__Provided data__
------------------------------

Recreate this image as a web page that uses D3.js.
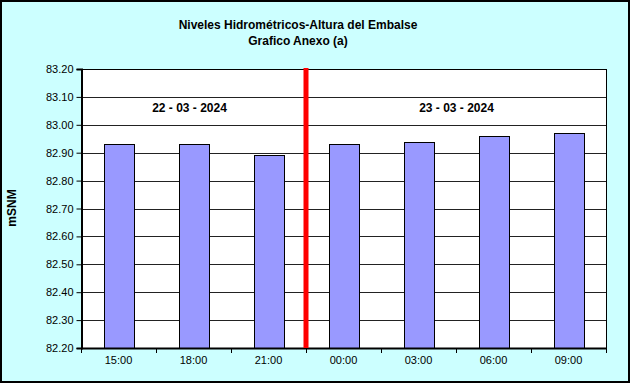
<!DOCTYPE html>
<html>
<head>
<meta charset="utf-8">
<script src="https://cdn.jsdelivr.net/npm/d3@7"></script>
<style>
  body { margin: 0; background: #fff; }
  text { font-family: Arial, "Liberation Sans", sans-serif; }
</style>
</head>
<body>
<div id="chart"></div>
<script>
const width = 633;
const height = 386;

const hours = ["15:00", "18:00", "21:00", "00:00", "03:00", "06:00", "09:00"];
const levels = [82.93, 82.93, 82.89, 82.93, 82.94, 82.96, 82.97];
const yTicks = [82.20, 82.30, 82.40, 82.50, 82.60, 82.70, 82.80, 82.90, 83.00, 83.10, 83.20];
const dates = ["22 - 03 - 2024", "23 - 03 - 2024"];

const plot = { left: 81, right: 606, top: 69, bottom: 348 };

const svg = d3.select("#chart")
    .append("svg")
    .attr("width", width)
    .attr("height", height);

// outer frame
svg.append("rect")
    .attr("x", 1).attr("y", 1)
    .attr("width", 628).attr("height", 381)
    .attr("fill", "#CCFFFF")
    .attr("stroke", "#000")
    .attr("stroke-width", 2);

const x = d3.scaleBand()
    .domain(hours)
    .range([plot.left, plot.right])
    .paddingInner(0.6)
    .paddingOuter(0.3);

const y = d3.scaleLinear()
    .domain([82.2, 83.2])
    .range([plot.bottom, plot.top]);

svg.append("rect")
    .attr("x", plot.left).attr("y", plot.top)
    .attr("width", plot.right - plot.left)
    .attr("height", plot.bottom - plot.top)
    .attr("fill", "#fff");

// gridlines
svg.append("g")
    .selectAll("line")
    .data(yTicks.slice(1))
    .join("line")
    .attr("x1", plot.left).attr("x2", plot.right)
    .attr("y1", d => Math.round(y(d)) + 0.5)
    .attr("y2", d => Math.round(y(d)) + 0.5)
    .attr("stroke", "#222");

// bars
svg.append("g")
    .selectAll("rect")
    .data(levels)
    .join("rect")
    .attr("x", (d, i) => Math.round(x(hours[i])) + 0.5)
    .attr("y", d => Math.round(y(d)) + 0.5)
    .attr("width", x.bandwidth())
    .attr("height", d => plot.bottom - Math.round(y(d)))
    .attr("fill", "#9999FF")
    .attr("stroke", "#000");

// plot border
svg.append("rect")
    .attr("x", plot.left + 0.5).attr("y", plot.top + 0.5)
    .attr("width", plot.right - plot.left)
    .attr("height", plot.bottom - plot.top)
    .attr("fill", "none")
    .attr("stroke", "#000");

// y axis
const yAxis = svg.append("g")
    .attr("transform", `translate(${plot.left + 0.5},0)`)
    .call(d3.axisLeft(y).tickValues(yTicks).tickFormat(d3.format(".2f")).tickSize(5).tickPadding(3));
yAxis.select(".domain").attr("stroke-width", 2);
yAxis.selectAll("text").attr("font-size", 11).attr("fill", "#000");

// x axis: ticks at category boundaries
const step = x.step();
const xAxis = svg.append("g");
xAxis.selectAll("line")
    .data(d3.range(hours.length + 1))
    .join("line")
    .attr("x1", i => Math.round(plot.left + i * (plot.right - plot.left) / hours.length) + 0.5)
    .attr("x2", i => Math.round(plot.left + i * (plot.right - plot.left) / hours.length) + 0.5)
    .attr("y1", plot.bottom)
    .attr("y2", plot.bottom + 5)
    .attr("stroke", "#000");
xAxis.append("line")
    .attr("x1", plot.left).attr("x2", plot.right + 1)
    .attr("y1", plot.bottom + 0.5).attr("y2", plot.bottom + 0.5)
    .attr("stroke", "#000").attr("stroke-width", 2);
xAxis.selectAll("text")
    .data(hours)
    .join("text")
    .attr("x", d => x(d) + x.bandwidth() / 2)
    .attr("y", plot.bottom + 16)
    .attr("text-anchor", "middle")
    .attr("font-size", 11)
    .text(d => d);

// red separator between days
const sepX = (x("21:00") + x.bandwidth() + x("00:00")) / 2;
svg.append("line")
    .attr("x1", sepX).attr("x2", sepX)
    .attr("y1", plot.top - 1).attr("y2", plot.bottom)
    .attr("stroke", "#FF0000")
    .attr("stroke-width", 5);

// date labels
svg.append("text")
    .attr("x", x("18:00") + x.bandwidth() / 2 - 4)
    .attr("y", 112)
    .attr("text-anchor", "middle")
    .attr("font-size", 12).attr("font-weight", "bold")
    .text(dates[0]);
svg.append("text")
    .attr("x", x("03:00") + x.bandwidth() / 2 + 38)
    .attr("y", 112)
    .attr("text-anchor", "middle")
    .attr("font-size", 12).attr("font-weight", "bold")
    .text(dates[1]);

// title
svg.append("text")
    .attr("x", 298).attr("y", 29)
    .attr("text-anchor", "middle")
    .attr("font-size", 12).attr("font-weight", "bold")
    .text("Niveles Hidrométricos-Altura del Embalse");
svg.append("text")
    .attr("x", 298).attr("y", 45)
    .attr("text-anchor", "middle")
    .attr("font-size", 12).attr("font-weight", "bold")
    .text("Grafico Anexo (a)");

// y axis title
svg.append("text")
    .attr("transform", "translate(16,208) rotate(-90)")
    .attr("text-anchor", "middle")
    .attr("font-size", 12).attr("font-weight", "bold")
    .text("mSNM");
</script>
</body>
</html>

------------------------------

__Exercise task__
Output the data exactly. Pictures don't belong in the result.

__Response to the task__
Recreate this image as a web page that uses D3.js.
<!DOCTYPE html>
<html>
<head>
<meta charset="utf-8">
<script src="https://cdn.jsdelivr.net/npm/d3@7"></script>
<style>
  body { margin: 0; background: #fff; }
  text { font-family: Arial, "Liberation Sans", sans-serif; }
</style>
</head>
<body>
<div id="chart"></div>
<script>
const width = 633;
const height = 386;

const hours = ["15:00", "18:00", "21:00", "00:00", "03:00", "06:00", "09:00"];
const levels = [82.93, 82.93, 82.89, 82.93, 82.94, 82.96, 82.97];
const yTicks = [82.20, 82.30, 82.40, 82.50, 82.60, 82.70, 82.80, 82.90, 83.00, 83.10, 83.20];
const dates = ["22 - 03 - 2024", "23 - 03 - 2024"];

const plot = { left: 81, right: 606, top: 69, bottom: 348 };

const svg = d3.select("#chart")
    .append("svg")
    .attr("width", width)
    .attr("height", height);

// outer frame
svg.append("rect")
    .attr("x", 1).attr("y", 1)
    .attr("width", 628).attr("height", 381)
    .attr("fill", "#CCFFFF")
    .attr("stroke", "#000")
    .attr("stroke-width", 2);

const x = d3.scaleBand()
    .domain(hours)
    .range([plot.left, plot.right])
    .paddingInner(0.6)
    .paddingOuter(0.3);

const y = d3.scaleLinear()
    .domain([82.2, 83.2])
    .range([plot.bottom, plot.top]);

svg.append("rect")
    .attr("x", plot.left).attr("y", plot.top)
    .attr("width", plot.right - plot.left)
    .attr("height", plot.bottom - plot.top)
    .attr("fill", "#fff");

// gridlines
svg.append("g")
    .selectAll("line")
    .data(yTicks.slice(1))
    .join("line")
    .attr("x1", plot.left).attr("x2", plot.right)
    .attr("y1", d => Math.round(y(d)) + 0.5)
    .attr("y2", d => Math.round(y(d)) + 0.5)
    .attr("stroke", "#222");

// bars
svg.append("g")
    .selectAll("rect")
    .data(levels)
    .join("rect")
    .attr("x", (d, i) => Math.round(x(hours[i])) + 0.5)
    .attr("y", d => Math.round(y(d)) + 0.5)
    .attr("width", x.bandwidth())
    .attr("height", d => plot.bottom - Math.round(y(d)))
    .attr("fill", "#9999FF")
    .attr("stroke", "#000");

// plot border
svg.append("rect")
    .attr("x", plot.left + 0.5).attr("y", plot.top + 0.5)
    .attr("width", plot.right - plot.left)
    .attr("height", plot.bottom - plot.top)
    .attr("fill", "none")
    .attr("stroke", "#000");

// y axis
const yAxis = svg.append("g")
    .attr("transform", `translate(${plot.left + 0.5},0)`)
    .call(d3.axisLeft(y).tickValues(yTicks).tickFormat(d3.format(".2f")).tickSize(5).tickPadding(3));
yAxis.select(".domain").attr("stroke-width", 2);
yAxis.selectAll("text").attr("font-size", 11).attr("fill", "#000");

// x axis: ticks at category boundaries
const step = x.step();
const xAxis = svg.append("g");
xAxis.selectAll("line")
    .data(d3.range(hours.length + 1))
    .join("line")
    .attr("x1", i => Math.round(plot.left + i * (plot.right - plot.left) / hours.length) + 0.5)
    .attr("x2", i => Math.round(plot.left + i * (plot.right - plot.left) / hours.length) + 0.5)
    .attr("y1", plot.bottom)
    .attr("y2", plot.bottom + 5)
    .attr("stroke", "#000");
xAxis.append("line")
    .attr("x1", plot.left).attr("x2", plot.right + 1)
    .attr("y1", plot.bottom + 0.5).attr("y2", plot.bottom + 0.5)
    .attr("stroke", "#000").attr("stroke-width", 2);
xAxis.selectAll("text")
    .data(hours)
    .join("text")
    .attr("x", d => x(d) + x.bandwidth() / 2)
    .attr("y", plot.bottom + 16)
    .attr("text-anchor", "middle")
    .attr("font-size", 11)
    .text(d => d);

// red separator between days
const sepX = (x("21:00") + x.bandwidth() + x("00:00")) / 2;
svg.append("line")
    .attr("x1", sepX).attr("x2", sepX)
    .attr("y1", plot.top - 1).attr("y2", plot.bottom)
    .attr("stroke", "#FF0000")
    .attr("stroke-width", 5);

// date labels
svg.append("text")
    .attr("x", x("18:00") + x.bandwidth() / 2 - 4)
    .attr("y", 112)
    .attr("text-anchor", "middle")
    .attr("font-size", 12).attr("font-weight", "bold")
    .text(dates[0]);
svg.append("text")
    .attr("x", x("03:00") + x.bandwidth() / 2 + 38)
    .attr("y", 112)
    .attr("text-anchor", "middle")
    .attr("font-size", 12).attr("font-weight", "bold")
    .text(dates[1]);

// title
svg.append("text")
    .attr("x", 298).attr("y", 29)
    .attr("text-anchor", "middle")
    .attr("font-size", 12).attr("font-weight", "bold")
    .text("Niveles Hidrométricos-Altura del Embalse");
svg.append("text")
    .attr("x", 298).attr("y", 45)
    .attr("text-anchor", "middle")
    .attr("font-size", 12).attr("font-weight", "bold")
    .text("Grafico Anexo (a)");

// y axis title
svg.append("text")
    .attr("transform", "translate(16,208) rotate(-90)")
    .attr("text-anchor", "middle")
    .attr("font-size", 12).attr("font-weight", "bold")
    .text("mSNM");
</script>
</body>
</html>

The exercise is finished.